- St. Grigor Church of Gomer
- Location: Gömür, Nakhchivan
- Country: Azerbaijan
- Denomination: Armenian Apostolic Church

History
- Status: Destroyed
- Founded: 12th or 13th century

Architecture
- Style: basilica
- Demolished: 1997–2009

= St. Grigor Church (Gomur) =

Armenian church in the Nakhchivan Autonomous Republic of Azerbaijan

St. Grigor Church was an Armenian church located in the village of Gomur (Shahbuz District) of the Nakhchivan Autonomous Republic of Azerbaijan. It was located atop high ground in the center of the village.

== History ==
The church was founded in the 12th or 13th century and was renovated in the 17th century.

== Architecture ==
The basilica-style church consisted of a single nave, two aisles, two vestries, and a hall, with decorated doorways in the west and south.
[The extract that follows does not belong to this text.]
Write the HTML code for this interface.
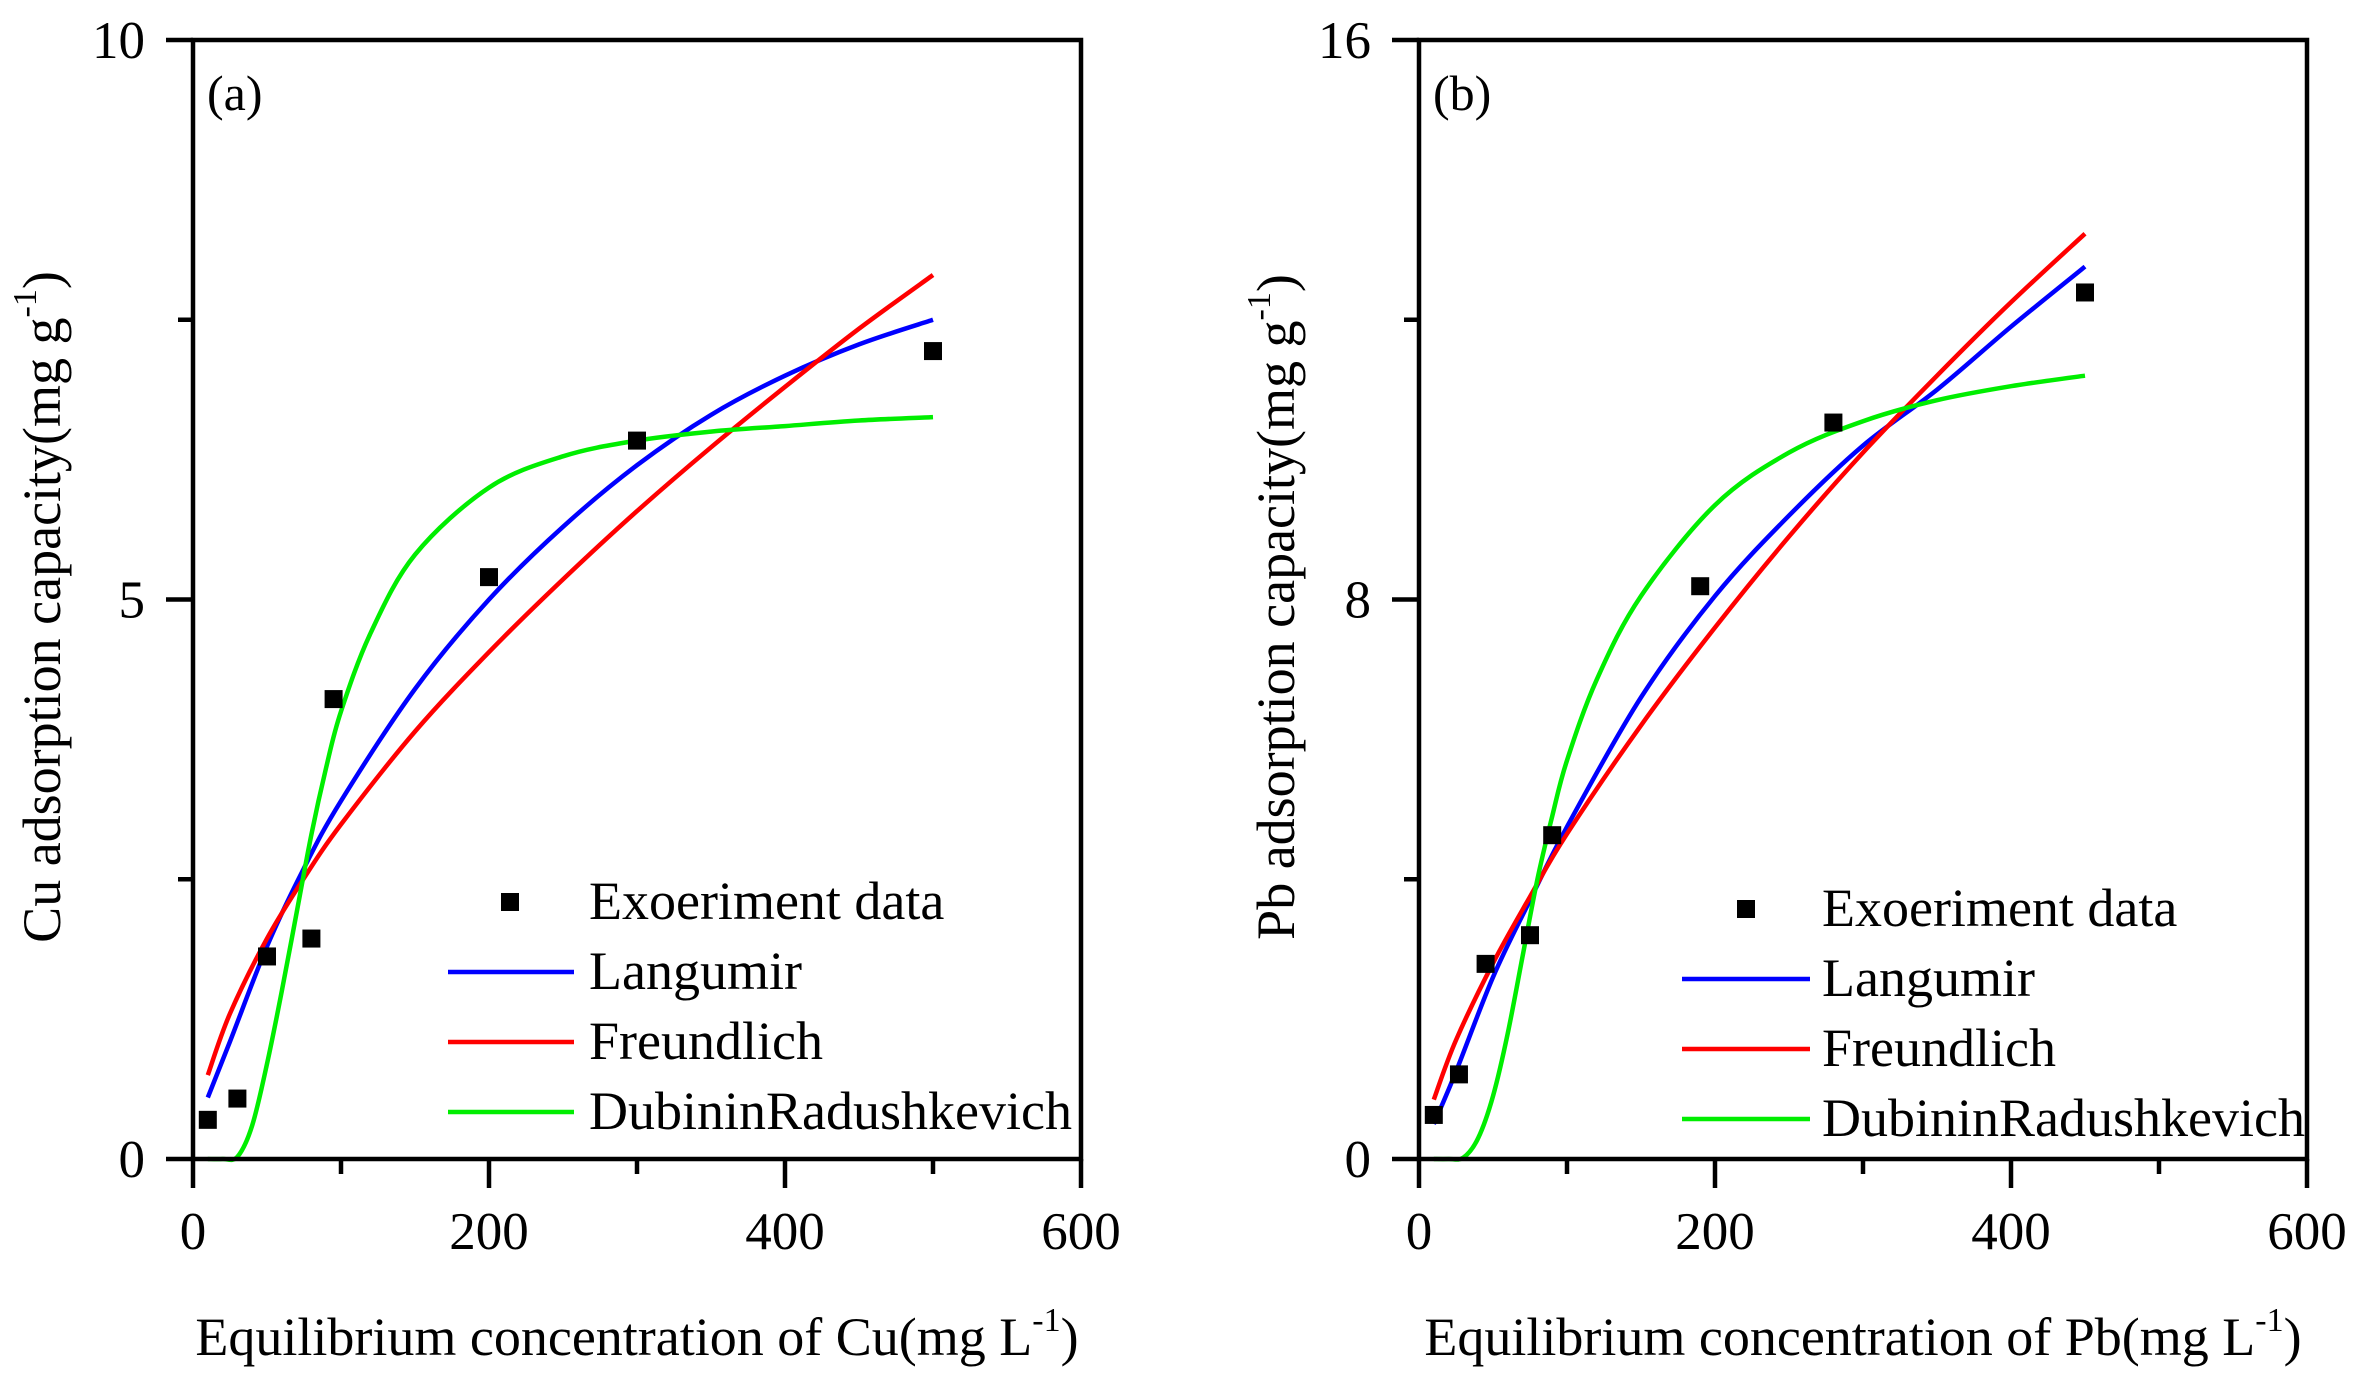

There were two khachkars with relief decorations on the western. There were Armenian inscriptions on the western and southern facades.

== Destruction ==
The church was in a well-preserved condition in the late Soviet period. It was listed on the 1988 list of Historical and Cultural Monuments of the Azerbaijan SSR under inventory number 2856. However, it was destroyed at some point between 1997 and November 11, 2009, as documented by Caucasus Heritage Watch.